**WHAT YOU HAVE TO DO:** Below are some entries. Transcribe the lines from the one holding "Write a Python" to the one holding "acid_number = [478, 246, 128, 63, 34, 20, 10]", inclusive, but not the pictures among them.

(Records with drawing code)
□ □ □ □
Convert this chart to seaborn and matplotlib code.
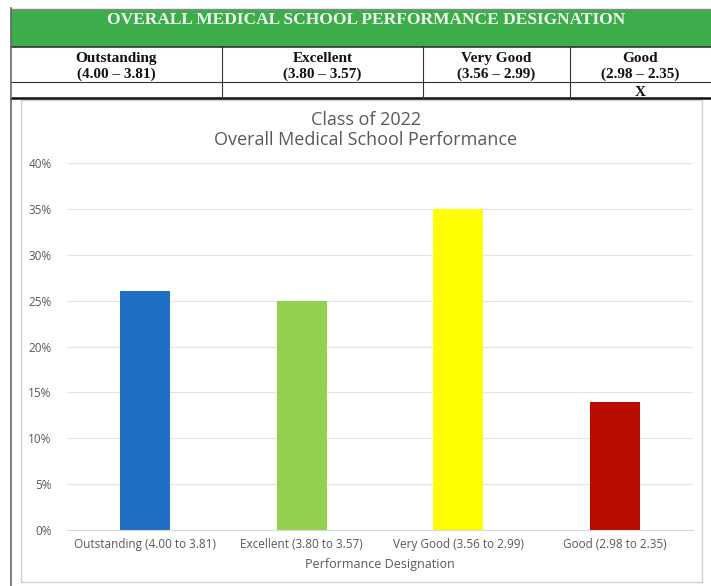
import matplotlib
matplotlib.use("Agg")
import matplotlib.pyplot as plt
import seaborn as sns
import pandas as pd
from matplotlib.patches import Rectangle

# chart data
categories = ['Outstanding (4.00 to 3.81)', 'Excellent (3.80 to 3.57)',
              'Very Good (3.56 to 2.99)', 'Good (2.98 to 2.35)']
percent = [26, 25, 35, 14]
bar_colors = ['#1F6FC4', '#92D050', '#FFFF00', '#B80C00']

# table above the chart
table_title = 'OVERALL MEDICAL SCHOOL PERFORMANCE DESIGNATION'
table_names = ['Outstanding', 'Excellent', 'Very Good', 'Good']
table_ranges = ['(4.00 – 3.81)', '(3.80 – 3.57)', '(3.56 – 2.99)', '(2.98 – 2.35)']
table_marks = ['', '', '', 'X']

W, H = 711, 586
fig = plt.figure(figsize=(W / 100, H / 100), dpi=100)
fig.patch.set_facecolor('white')

# overlay in pixel coordinates for the table and frame
ov = fig.add_axes([0, 0, 1, 1])
ov.set_xlim(0, W)
ov.set_ylim(H, 0)
ov.axis('off')

ov.add_patch(Rectangle((11, 9), W - 11, 38, facecolor='#3CAD4A', edgecolor='none'))
ov.plot([11, W], [8.5, 8.5], color='#888888', lw=1)
ov.text(366, 24, table_title, color='#F4FFF4', ha='center', va='baseline',
        fontsize=12.5, fontweight='bold', family='Liberation Serif')
ov.plot([11, W], [47, 47], color='#333333', lw=1.2)
ov.plot([11, W], [82, 82], color='#333333', lw=0.8)
ov.plot([11, W], [98, 98], color='#111111', lw=1.8)
ov.plot([10.5, 10.5], [8, H], color='#666666', lw=1.2)

col_edges = [11, 222, 423, 570, W]
for xe in col_edges[1:-1]:
    ov.plot([xe, xe], [47, 98], color='#333333', lw=0.8)
for i in range(4):
    cx = (col_edges[i] + col_edges[i + 1]) / 2
    ov.text(cx, 62, table_names[i], ha='center', va='baseline', fontsize=11,
            fontweight='bold', family='Liberation Serif', color='#111111')
    ov.text(cx, 78, table_ranges[i], ha='center', va='baseline', fontsize=11,
            fontweight='bold', family='Liberation Serif', color='#111111')
    if table_marks[i]:
        ov.text(cx, 95.5, table_marks[i], ha='center', va='baseline', fontsize=11,
                fontweight='bold', family='Liberation Serif', color='#111111')

# chart frame
ov.add_patch(Rectangle((21, 100), 681, 482, facecolor='none', edgecolor='#D0D0D0', lw=1))

# bar chart
ax = fig.add_axes([67 / W, 1 - 530 / H, (693 - 67) / W, (530 - 163) / H])
df = pd.DataFrame({'cat': categories, 'pct': percent})
sns.barplot(data=df, x='cat', y='pct', hue='cat', palette=bar_colors,
            width=0.32, saturation=1, legend=False, ax=ax)
ax.set_ylim(0, 40)
ax.set_yticks(range(0, 41, 5))
ax.set_yticklabels([f'{v}%' for v in range(0, 41, 5)])
ax.grid(axis='y', color='#E3E3E3', lw=0.8)
ax.set_axisbelow(True)
for s in ['top', 'right', 'left']:
    ax.spines[s].set_visible(False)
ax.spines['bottom'].set_color('#D9D9D9')
ax.tick_params(axis='both', length=0, colors='#595959')
ax.tick_params(axis='y', labelsize=8.5, pad=11)
ax.tick_params(axis='x', labelsize=8.5, pad=13)
for lab in ax.get_xticklabels():
    lab.set_family('Open Sans')
    lab.set_va('baseline')
for lab in ax.get_yticklabels():
    lab.set_family('Open Sans')
ax.set_xlabel('Performance Designation', fontsize=9, color='#595959',
              family='Open Sans', labelpad=5)
ax.set_ylabel('')
ax.set_facecolor('none')

fig.text(366 / W, 1 - 120 / H, 'Class of 2022', ha='center', va='center',
         fontsize=13, color='#595959', family='Open Sans')
fig.text(366 / W, 1 - 140 / H, 'Overall Medical School Performance', ha='center',
         va='center', fontsize=13, color='#595959', family='Open Sans')

fig.savefig('out.png', dpi=100)
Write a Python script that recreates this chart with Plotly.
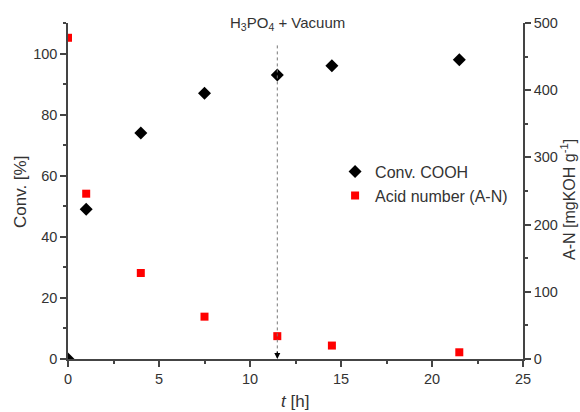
import plotly.graph_objects as go

t_conv = [0, 1, 4, 7.5, 11.5, 14.5, 21.5]
conv = [0, 49, 74, 87, 93, 96, 98]
t_an = [0, 1, 4, 7.5, 11.5, 14.5, 21.5]
acid_number = [478, 246, 128, 63, 34, 20, 10]

x_ticks = [0, 5, 10, 15, 20, 25]
y_ticks = [0, 20, 40, 60, 80, 100]
y2_ticks = [0, 100, 200, 300, 400, 500]

event_t = 11.5
event_label = "H<sub>3</sub>PO<sub>4</sub> + Vacuum"

font_family = "Liberation Sans, Arial, sans-serif"
txt = "#333333"
axc = "#444444"

fig = go.Figure()
fig.add_trace(go.Scatter(x=t_conv, y=conv, mode="markers", name="Conv. COOH",
                         marker=dict(symbol="diamond", size=10, color="black"),
                         yaxis="y"))
fig.add_trace(go.Scatter(x=t_an, y=acid_number, mode="markers", name="Acid number (A-N)",
                         marker=dict(symbol="square", size=8, color="#ff0000"),
                         yaxis="y2"))

fig.add_shape(type="line", xref="x", yref="y", x0=event_t, x1=event_t, y0=1.5, y1=103.5,
              line=dict(color="#777777", width=1, dash="dot"))
fig.add_annotation(x=event_t, y=0, xref="x", yref="y", ax=0, ay=-9, axref="pixel", ayref="pixel",
                   showarrow=True, arrowhead=2, arrowsize=1, arrowwidth=1.2, arrowcolor="black", text="")
fig.add_annotation(x=event_t, y=1.0, xref="x", yref="paper", xanchor="center", yanchor="bottom",
                   showarrow=False, text=event_label, font=dict(size=15, color=txt, family=font_family),
                   yshift=-12, xshift=10)

# axis titles as annotations (exact placement, pixel positions converted below)
fig.add_annotation(x=20, y=192, text="Conv. [%]", textangle=-90)
fig.add_annotation(x=568, y=200, text="A-N [mgKOH g<sup>-1</sup>]", textangle=-90)
fig.add_annotation(x=295, y=401, text="<i>t</i> [h]")

W, H = 580, 412
L, R, T, B = 68, 57, 23, 53
pw, ph = W - L - R, H - T - B
title_sizes = [17, 16, 17]
for a, fs in zip(fig.layout.annotations[2:], title_sizes):
    px, py = a.x, a.y
    a.x = (px - L) / pw
    a.y = (H - B - py) / ph
    a.xref = "paper"
    a.yref = "paper"
    a.xanchor = "center"
    a.yanchor = "middle"
    a.showarrow = False
    a.font = dict(size=fs, color=txt, family=font_family)

tick_font = dict(size=14.5, color=txt, family=font_family)
fig.update_layout(
    width=W, height=H,
    margin=dict(l=L, r=R, t=T, b=B),
    plot_bgcolor="white", paper_bgcolor="white",
    font=dict(family=font_family, size=15, color=txt),
    showlegend=True,
    legend=dict(x=0.587, y=0.608, xanchor="left", yanchor="top", bgcolor="rgba(0,0,0,0)",
                font=dict(size=16, color=txt), itemwidth=30, tracegroupgap=0),
    xaxis=dict(range=[0, 25], tickvals=x_ticks, ticks="outside", ticklen=6, tickwidth=1.5,
               tickcolor=axc, showline=True, linecolor=axc, linewidth=1.5, showgrid=False,
               zeroline=False, automargin=False, tickfont=tick_font,
               minor=dict(dtick=2.5, ticks="outside", ticklen=3, tickcolor=axc, tickwidth=1.5)),
    yaxis=dict(range=[0, 110], tickvals=y_ticks, ticks="outside", ticklen=6, tickwidth=1.5,
               tickcolor=axc, showline=True, linecolor=axc, linewidth=1.5, showgrid=False,
               zeroline=False, automargin=False, tickfont=tick_font,
               minor=dict(dtick=10, ticks="outside", ticklen=3, tickcolor=axc, tickwidth=1.5)),
    yaxis2=dict(range=[0, 500], tickvals=y2_ticks, ticks="outside", ticklen=6, tickwidth=1.5,
                tickcolor=axc, showline=True, linecolor=axc, linewidth=1.5, showgrid=False,
                zeroline=False, overlaying="y", side="right", automargin=False, tickfont=tick_font,
                minor=dict(dtick=50, ticks="outside", ticklen=3, tickcolor=axc, tickwidth=1.5)),
)

fig.write_html("out.html", config={"displayModeBar": False},
               post_script="document.body.style.margin='0';document.body.style.padding='0';")
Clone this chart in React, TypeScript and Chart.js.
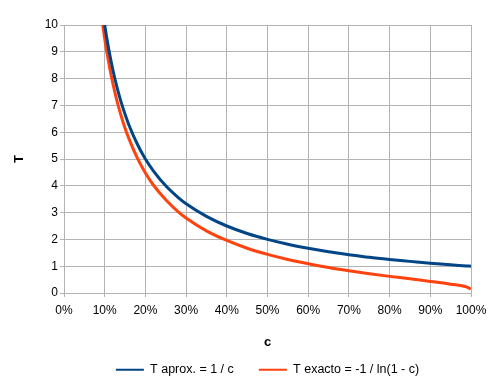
import React, { useEffect, useRef } from "react";
import { Chart, registerables } from "chart.js";

Chart.register(...registerables);

const cValues = [0.09, 0.1, 0.11, 0.12, 0.13, 0.14, 0.15, 0.16, 0.18, 0.2, 0.22, 0.25, 0.28, 0.3, 0.35, 0.4, 0.45, 0.5, 0.55, 0.6, 0.65, 0.7, 0.75, 0.8, 0.85, 0.9, 0.95, 0.98, 0.99, 1.0];
const tAprox = [11.11, 10.0, 9.09, 8.33, 7.69, 7.14, 6.67, 6.25, 5.56, 5.0, 4.55, 4.0, 3.57, 3.33, 2.86, 2.5, 2.22, 2.0, 1.82, 1.67, 1.54, 1.43, 1.33, 1.25, 1.18, 1.11, 1.05, 1.02, 1.01, 1.0];
const tExacto = [10.6, 9.49, 8.58, 7.82, 7.18, 6.63, 6.15, 5.74, 5.04, 4.48, 4.02, 3.48, 3.04, 2.8, 2.32, 1.96, 1.67, 1.44, 1.25, 1.09, 0.95, 0.83, 0.72, 0.62, 0.53, 0.43, 0.33, 0.26, 0.22, 0.15];
const seriesNames = ["T aprox. = 1 / c", "T exacto = -1 / ln(1 - c)"];
const seriesColors = ["#004586", "#ff420e"];
const xTitle = "c";
const yTitle = "T";

const FONT = "'Liberation Sans', Arial, sans-serif";

const legendShift = {
  id: "legendShift",
  afterLayout(chart: any) {
    const lg = chart.legend;
    if (lg) {
      lg.left += 32;
      lg.right += 32;
    }
  },
};

export default function App() {
  const ref = useRef<HTMLCanvasElement | null>(null);
  useEffect(() => {
    if (!ref.current) return;
    const mk = (ys: number[]) => cValues.map((x, i) => ({ x, y: ys[i] }));
    const chart = new Chart(ref.current, {
      type: "line",
      data: {
        datasets: [
          { label: seriesNames[0], data: mk(tAprox), borderColor: seriesColors[0], backgroundColor: seriesColors[0], borderWidth: 3, pointRadius: 0, cubicInterpolationMode: "monotone" },
          { label: seriesNames[1], data: mk(tExacto), borderColor: seriesColors[1], backgroundColor: seriesColors[1], borderWidth: 3, pointRadius: 0, cubicInterpolationMode: "monotone" },
        ],
      },
      plugins: [legendShift],
      options: {
        animation: false,
        responsive: false,
        maintainAspectRatio: false,
        layout: { padding: { top: 25, right: 27, bottom: 5, left: 0 } },
        plugins: {
          tooltip: { enabled: false },
          legend: {
            position: "bottom",
            labels: {
              usePointStyle: true,
              pointStyle: "line",
              pointStyleWidth: 28,
              color: "#000",
              font: { family: FONT, size: 12.5 },
              padding: 25,
              generateLabels: (ch: any) =>
                ch.data.datasets.map((d: any, i: number) => ({
                  text: d.label,
                  strokeStyle: d.borderColor,
                  fillStyle: d.borderColor,
                  lineWidth: 2,
                  pointStyle: "line",
                  hidden: false,
                  datasetIndex: i,
                  fontColor: "#000",
                })),
            },
          },
        },
        scales: {
          x: {
            type: "linear",
            min: 0,
            max: 1,
            afterFit: (s: any) => { s.height = 45.5; },
            ticks: {
              stepSize: 0.1,
              color: "#000",
              padding: 6,
              font: { family: FONT, size: 12 },
              callback: (v: any) => Math.round(Number(v) * 100) + "%",
            },
            grid: { color: "#b3b3b3", lineWidth: 1, tickLength: 4 },
            border: { color: "#b3b3b3", width: 1 },
            title: { display: true, text: xTitle, color: "#000", font: { family: FONT, size: 13, weight: "bold" }, padding: { top: 0, bottom: -11.5 } },
          },
          y: {
            min: 0,
            max: 10,
            afterFit: (s: any) => { s.width = 64; },
            ticks: { stepSize: 1, color: "#000", padding: 2, font: { family: FONT, size: 12 } },
            grid: { color: "#b3b3b3", lineWidth: 1, tickLength: 4 },
            border: { color: "#b3b3b3", width: 1 },
            title: { display: true, text: yTitle, color: "#000", font: { family: FONT, size: 13, weight: "bold" }, padding: { top: 12, bottom: 0 } },
          },
        },
      },
    });
    return () => chart.destroy();
  }, []);
  return (
    <div style={{ position: "fixed", left: 0, top: 0, width: 498, height: 391, background: "#fff" }}>
      <canvas ref={ref} width={498} height={391} style={{ width: 498, height: 391 }} />
    </div>
  );
}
□ □ □ □
**CORRECT RESULT:**
Write a Python script that recreates this chart with Plotly.
import plotly.graph_objects as go

t_conv = [0, 1, 4, 7.5, 11.5, 14.5, 21.5]
conv = [0, 49, 74, 87, 93, 96, 98]
t_an = [0, 1, 4, 7.5, 11.5, 14.5, 21.5]
acid_number = [478, 246, 128, 63, 34, 20, 10]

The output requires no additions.